A CRITICAL LOOK AT 4GW
Matt at Mountainrunner has dug deeply into 4GW theory and found it to be wanting:
“Fourth Generation War theory relies on the readers to assume the state is the political actor. This stems from Martin van Creveld and Lind’s erroneous assumption of Clausewitz.
Let’s look for a moment at the “not merely how war is fought, but who fights and what they fight for” statement. Consider Martin van Creveld’s “Through a Glass Darkly”:
To sum up, the roughly three-hundred-year period in which war was associated primarily with the type of political organization known as the state — first in Europe, and then, with its expansion, in other parts of the globe as well — seems to be coming to an end. If the last fifty years or so provide any guide, future wars will be overwhelmingly of the type known, however inaccurately, as “low intensity”. Both organizationally and in terms of the equipment at their disposal, the armed forces of the world will have to adjust themselves to this situation by changing their doctrine, doing away with much of their heavy equipment and becoming more like the police. In many places that process is already well under way.
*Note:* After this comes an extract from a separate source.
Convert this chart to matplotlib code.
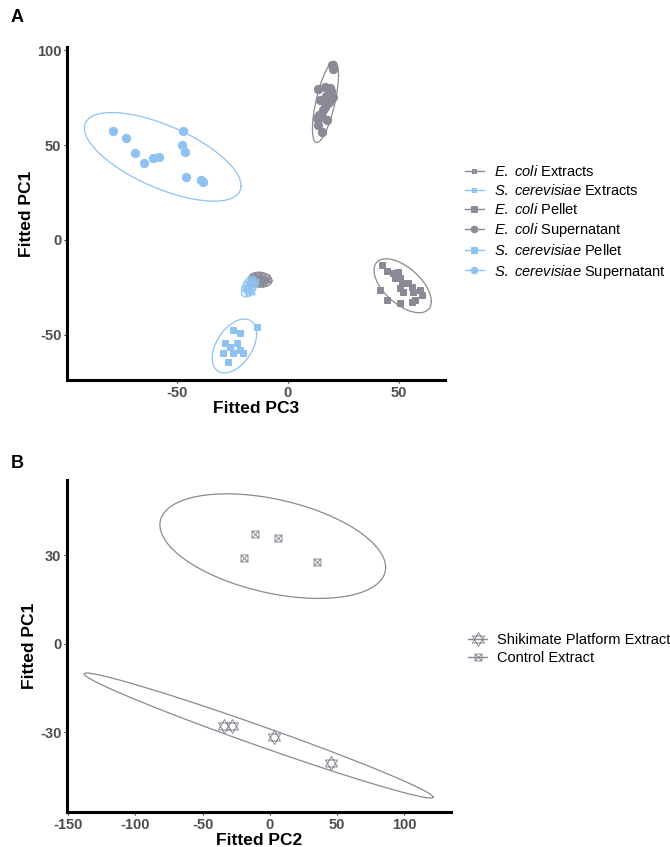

That, as Hammes wrote and Lind reinforces, the “last fifty years have led to a fundamental erosion of the state’s monopoly on the use of force” relies on the state actually possessing a monopoly on the use of force. First, it wasn’t a three hundred period, but more like one hundred and fifty odd years that the present state has existed. The notion of a monopoly of force entered the vernacular of international relations only in the late 19th early 20th Centuries when Max Weber wrote it. In the 19th Century, states did act to “de-legitimized, de-democratized, and territorialized” non-state forces as Janice Thomson wrote in 1994, but this did not limit the use of force as an exclusive right of to the state. Politics “owned” the use of force and the state was just one incarnation of the political actor with license to use force. 4GW’ers fail to contextualize history in the appropriate moment, instead imposing modernity on all instances of the “State”.
Matt has taken Martin van Creveld’s and William Lind’s theoretical assumption’s about the universality of the decline of the state head-on. The evidence that the state is failing and in varying degrees of dysfunction in some regions is fairly obvious. That the decline follows from the reasons cited by the 4GW school is not.
As my own writing of a review of 4GW has stalled temporarily, I appreciate reading Matt’s tightly-argued piece. A great contribution to the debate !
February 25th, 2006 at 1:57 pm
Interesting discussiong. Thank you for the link.